Gezeigt wird die so genannte Züricher Fassung, die zweite Fassung aus 1961, die opernhafter ist als die Londoner Urfassung, aber auch in englischer Originalsprache. Sebastian Kohlhepp verkörpert den Hirten Manolios, der sich immer stärker als Christus des Passionsspiels identifiziert, auch darstellerisch eindringlich, mit sanftem, feinem Tenor. Sara Jakubiak ist die Prostituierte Katerina, Maria Magdalena im Spiel. Sie singt mit expressiven Tönen und verschenkt ihre lebende Ziege und das Schaf an die Flüchtlinge. Lukasz Golinski singt den Priester Fotis, den Anführer der Flüchtlinge, mit kräftigem Bariton. Sein ebenfalls autoritärer Gegenspieler ist der stimmgewaltige Gábor Bretz als unerbittlicher Priester Grigoris, der wie ein Demagoge gezeichnet ist und zum Anstifter zum Mord wird. Der höhensichere Charles Workman ist der einfach gestrickte Händler Yannakos, der auch einen echten Esel auf die Bühne führt. Ungewollt zum Gaudium des Publikums will dieser störrisch nicht die Bühne verlassen. In den vielen, kleineren Partien seien noch Christina Gansch als von Manolios verschmähte Lenio und Julian Hubbard als Schmied Panais erwähnt, der im Spiel den Judas zeigen soll, erwähnt, einer der Haupttäter an Manolios. Formidabel auch die viel eingesetzte Konzertvereinigung Wiener Staatsopernchor, die von Huw Rhys James bestens einstudiert wurde.
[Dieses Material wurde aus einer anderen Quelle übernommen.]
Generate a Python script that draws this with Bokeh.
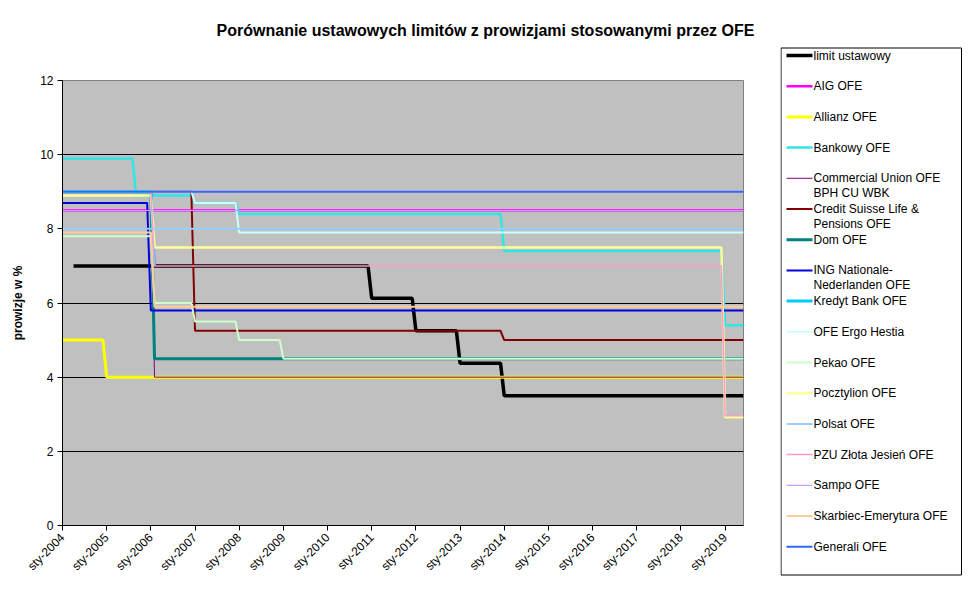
import math
from bokeh.plotting import figure
from bokeh.models import Range1d, FixedTicker
from bokeh.layouts import row, column
from bokeh.embed import file_html
from bokeh.resources import INLINE
from bokeh.core.properties import value

FONT = "Liberation Sans"

title_text = "Porównanie ustawowych limitów z prowizjami stosowanymi przez OFE"
y_label = "prowizje w %"

# months counted from January 2004 (0 = sty-2004)
last_month = 185
tick_months = [0, 12, 24, 36, 48, 60, 72, 84, 96, 108, 120, 132, 144, 156, 168, 180]
tick_labels = ["sty-2004", "sty-2005", "sty-2006", "sty-2007", "sty-2008", "sty-2009",
               "sty-2010", "sty-2011", "sty-2012", "sty-2013", "sty-2014", "sty-2015",
               "sty-2016", "sty-2017", "sty-2018", "sty-2019"]
y_ticks = [0, 2, 4, 6, 8, 10, 12]

# each series: months where a new fee level starts, and the fee level (%)
limit_months = [3, 84, 96, 108, 120]
limit_values = [7.0, 6.125, 5.25, 4.375, 3.5]
aig_months = [0]
aig_values = [8.5]
allianz_months = [0, 12]
allianz_values = [5.0, 4.0]
bankowy_months = [0, 20, 36, 48, 120, 180]
bankowy_values = [9.9, 8.9, 8.7, 8.4, 7.4, 5.4]
cu_months = [0, 25]
cu_values = [9.0, 4.0]
cs_months = [0, 36, 120]
cs_values = [9.0, 5.25, 5.0]
dom_months = [0, 25]
dom_values = [9.0, 4.5]
ing_months = [0, 24]
ing_values = [8.7, 5.8]
kredyt_months = [0, 25]
kredyt_values = [9.0, 7.0]
kredyt_end = 25
ergo_months = [0, 36, 48]
ergo_values = [9.0, 8.7, 7.9]
pekao_months = [0, 25, 36, 48, 60]
pekao_values = [7.8, 6.0, 5.5, 5.0, 4.5]
pocztylion_months = [0, 25, 180]
pocztylion_values = [8.9, 7.5, 2.92]
polsat_months = [0]
polsat_values = [8.0]
pzu_months = [0, 25, 180]
pzu_values = [9.0, 7.0, 2.96]
sampo_months = [0]
sampo_values = [8.5]
skarbiec_months = [0, 25]
skarbiec_values = [7.9, 5.9]
generali_months = [0]
generali_values = [9.0]

series = [
    ("limit ustawowy", limit_months, limit_values, last_month, "#000000", 3.5),
    ("AIG OFE", aig_months, aig_values, last_month, "#FF00FF", 2.5),
    ("Allianz OFE", allianz_months, allianz_values, last_month, "#FFFF00", 3),
    ("Bankowy OFE", bankowy_months, bankowy_values, last_month, "#2EE6E6", 2.5),
    ("Commercial Union OFE\nBPH CU WBK", cu_months, cu_values, last_month, "#800080", 1),
    ("Credit Suisse Life &\nPensions OFE", cs_months, cs_values, last_month, "#800000", 2),
    ("Dom OFE", dom_months, dom_values, last_month, "#008080", 3),
    ("ING Nationale-\nNederlanden OFE", ing_months, ing_values, last_month, "#0000DD", 2),
    ("Kredyt Bank OFE", kredyt_months, kredyt_values, kredyt_end, "#00CCFF", 3),
    ("OFE Ergo Hestia", ergo_months, ergo_values, last_month, "#CCFFFF", 2),
    ("Pekao OFE", pekao_months, pekao_values, last_month, "#CCFFCC", 2),
    ("Pocztylion OFE", pocztylion_months, pocztylion_values, last_month, "#FFFF99", 2.5),
    ("Polsat OFE", polsat_months, polsat_values, last_month, "#99CCFF", 2),
    ("PZU Złota Jesień OFE", pzu_months, pzu_values, last_month, "#FF99CC", 1.5),
    ("Sampo OFE", sampo_months, sampo_values, last_month, "#CC99FF", 1.3),
    ("Skarbiec-Emerytura OFE", skarbiec_months, skarbiec_values, last_month, "#FFCC99", 2),
    ("Generali OFE", generali_months, generali_values, last_month, "#3366FF", 2),
]


def monthly_path(months, values, end):
    xs, ys = [], []
    for i, (m, v) in enumerate(zip(months, values)):
        stop = months[i + 1] - 1 if i + 1 < len(months) else end
        xs += [m, stop]
        ys += [v, v]
    return xs, ys


def no_align(fig):
    if "frame_align" in fig.properties():
        fig.frame_align = False


# title strip (pixel coordinates, y downwards)
tf = figure(frame_width=780, frame_height=45, x_range=Range1d(0, 780), y_range=Range1d(45, 0),
            x_axis_location=None, y_axis_location=None, min_border=0, title=None,
            toolbar_location=None, output_backend="svg")
tf.grid.visible = False
tf.outline_line_color = None
tf.background_fill_color = "white"
tf.border_fill_color = "white"
tf.text(x=[485], y=[30], text=[title_text], text_font=value(FONT), text_font_size="16px",
        text_font_style="bold", text_align="center", text_baseline="middle", text_color="black")
no_align(tf)

p = figure(frame_width=681, frame_height=445, title=None,
           min_border_left=62, min_border_right=37, min_border_top=35, min_border_bottom=70,
           x_range=Range1d(0, last_month), y_range=Range1d(0, 12),
           toolbar_location=None, output_backend="svg")
no_align(p)
p.background_fill_color = "#C0C0C0"
p.border_fill_color = "white"
p.outline_line_color = "#808080"
p.xgrid.visible = False
p.ygrid.grid_line_color = "black"
p.ygrid.grid_line_alpha = 1.0
p.ygrid.grid_line_width = 1

p.yaxis.ticker = FixedTicker(ticks=y_ticks)
p.xaxis.ticker = FixedTicker(ticks=tick_months)
p.xaxis.major_label_overrides = {m: lab for m, lab in zip(tick_months, tick_labels)}
p.xaxis.major_label_orientation = math.pi / 4
for ax in (p.xaxis, p.yaxis):
    ax.axis_line_color = "black"
    ax.major_tick_line_color = "black"
    ax.major_tick_out = 5
    ax.major_tick_in = 0
    ax.minor_tick_line_color = None
    ax.major_label_text_font = FONT
    ax.major_label_text_font_size = "12px"
    ax.major_label_text_color = "black"
p.yaxis.major_label_standoff = 4
p.yaxis.axis_label = y_label
p.yaxis.axis_label_text_font = FONT
p.yaxis.axis_label_text_font_size = "12px"
p.yaxis.axis_label_text_font_style = "bold"
p.yaxis.axis_label_text_color = "black"
p.yaxis.axis_label_standoff = 12

for name, months, values, end, color, width in series:
    xs, ys = monthly_path(months, values, end)
    p.line(xs, ys, line_color=color, line_width=width)

# legend panel (pixel coordinates, y downwards)
lf = figure(frame_width=182, frame_height=595, x_range=Range1d(0, 182), y_range=Range1d(595, 0),
            x_axis_location=None, y_axis_location=None, min_border=0, title=None,
            toolbar_location=None, output_backend="svg")
no_align(lf)
lf.grid.visible = False
lf.outline_line_color = None
lf.background_fill_color = "white"
lf.border_fill_color = "white"
lf.quad(left=[0.5], right=[181], top=[47.5], bottom=[574.5],
        fill_color="white", line_color="black", line_width=1)

row_top, row_step, line_step = 55, 30.7, 15
tx, ty, tt = [], [], []
for i, (name, months, values, end, color, width) in enumerate(series):
    yy = row_top + i * row_step
    lf.line([6, 32], [yy, yy], line_color=color, line_width=width)
    for k, part in enumerate(name.split("\n")):
        tx.append(33)
        ty.append(yy + k * line_step)
        tt.append(part)
lf.text(x=tx, y=ty, text=tt, text_font=value(FONT), text_font_size="12px",
        text_baseline="middle", text_align="left", text_color="black")

layout = row(column(tf, p), lf)
open("out.html", "w").write(file_html(layout, INLINE))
Die schillernde, teils episodenhafte Tonfarbenpracht, die griechische Folklore, in die sich fallweise tschechische Weisen mischen, weiß der junge Maxim Pascal am Pult der Wiener Philharmoniker mit stets animierender Energie präzise und klangprächtig umzusetzen.

Großer Jubel für ein denkwürdiges Finale des Premierenreigens bei den Opern der Salzburger Festspiele.